A Comprehensive Guide to Market Research: 5 Proven Methods
Capturing market research is a must for businesses of any size or format. It’s through these practices that you validate your offerings, collect customer insights, and make data-driven decisions. Using a combination of primary and secondary market research can help you avoid costly mistakes and position your brand effectively.
Don’t know where to start? Read this comprehensive guide on five proven methods of market research.
Online surveys are one of the most accessible forms of market research to execute at all levels of the sales funnel. You can use online surveys to learn more about your target audience’s behaviors and motivations or use them to refine an existing offering.
Airbnb is a prime example of a brand using simple online surveys throughout the customer journey to capture relevant data. Customers who book accommodations or experiences receive quick surveys to provide feedback on the check-in process, initial impressions, and overall impressions. Airbnb recently refreshed its entire website interface based on an in-depth customer feedback survey.
Many brands overlook the power of online surveys for mid-funnel leads who have yet to make a purchasing decision. Asking why these target customers haven’t purchased can be incredibly insightful for a business.

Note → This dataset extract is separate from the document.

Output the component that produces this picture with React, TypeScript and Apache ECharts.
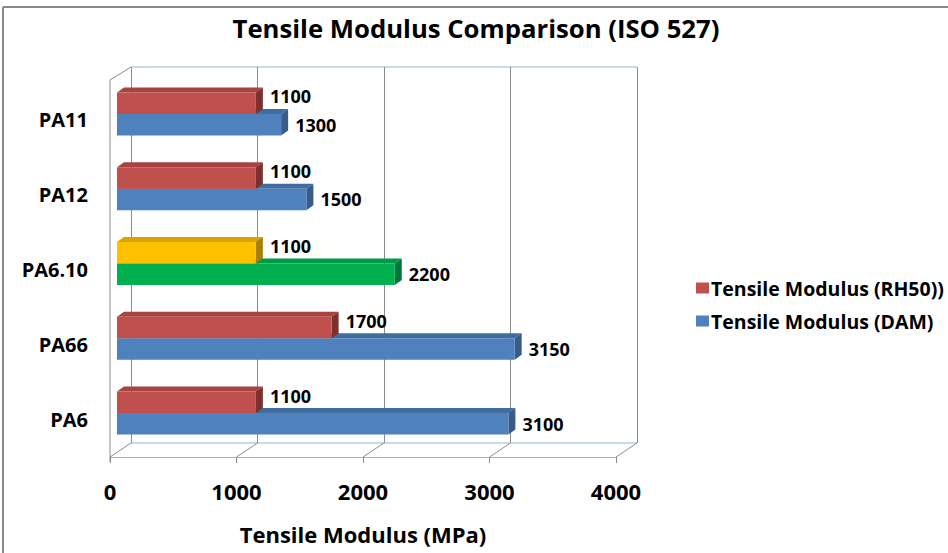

There are two essential things to keep in mind when creating market research surveys: convenience and motivation. When you ask someone to provide feedback for your business, you’re asking for their time. Offering a reward or chance to win can motivate your audience to complete a longer survey. Conversely, indicating that the survey will only take X minutes can also be helpful. And you can use free online survey maker software to create fun and interactive surveys.
Focus groups are an excellent way to capture both quantitative and qualitative data. This approach also allows researchers to capture information from several participants in one sitting. Skilled market researchers can sit in on focus groups and capture non-verbal reactions and cues from participants that they themselves might not notice or convey.
There are a few challenges to consider when putting together a focus group. These can be costly to coordinate and execute and could be subject to moderator bias— when the moderator subconsciously injects their ideas or opinions.
The key to creating a successful focus group is ensuring the right participants and moderator are in place, creating clear objectives, and developing structured questions that aren’t leading. Creating a friendly environment that encourages open communication is also essential.
Social Media Monitoring
Social media monitoring or listening is a relatively new form of market research compared to other methods listed here. Social monitoring is a passive form of market research in which you set alerts or use keywords to determine what people are saying about your brand. You can also use social media channels to poll your audience and collect feedback, similar to an online survey.
One of the main pitfalls of this market research strategy is that customers are more likely to share negative feedback on social media than positive. Social listening and monitoring only provide a small piece of the marketing picture.
Customer interviews are similar to a focus group but on a smaller, targeted scale. These are a great way to collect follow-up information from participants after a focus group or online survey is complete. Many brands might reach out to someone who shared negative feedback on social media to collect more information about their opinions.
Customer interviews collect qualitative data using open-ended questions and follow-up questions. While this process collects in-depth information and extends beyond the limitations of a survey or structured questionnaire, it’s costly to execute the interviews and interpret the data.
A SWOT (strengths, weaknesses, opportunities, threats) analysis combines a competitive analysis with an internal audit to identify challenges and opportunities compared to the competition. During a SWOT, market researchers evaluate the internal strengths and weaknesses of the brand. Then, they review the opportunities and threats left by the competition.
For example, if the competition has a huge, engaged social media following and significant marketing budget, those would be threats. If the competition is failing to provide a solution for a specific subset of customers, that would be an opportunity.
SWOTs are relatively straightforward to execute and can be completed for brands of any size. However, they require in-depth primary and secondary market research and an objective view.
Capturing market research is essential for long-term success. Use these five proven strategies to clarify your brand’s opportunities, understand customer motivations, and stand out from the competition.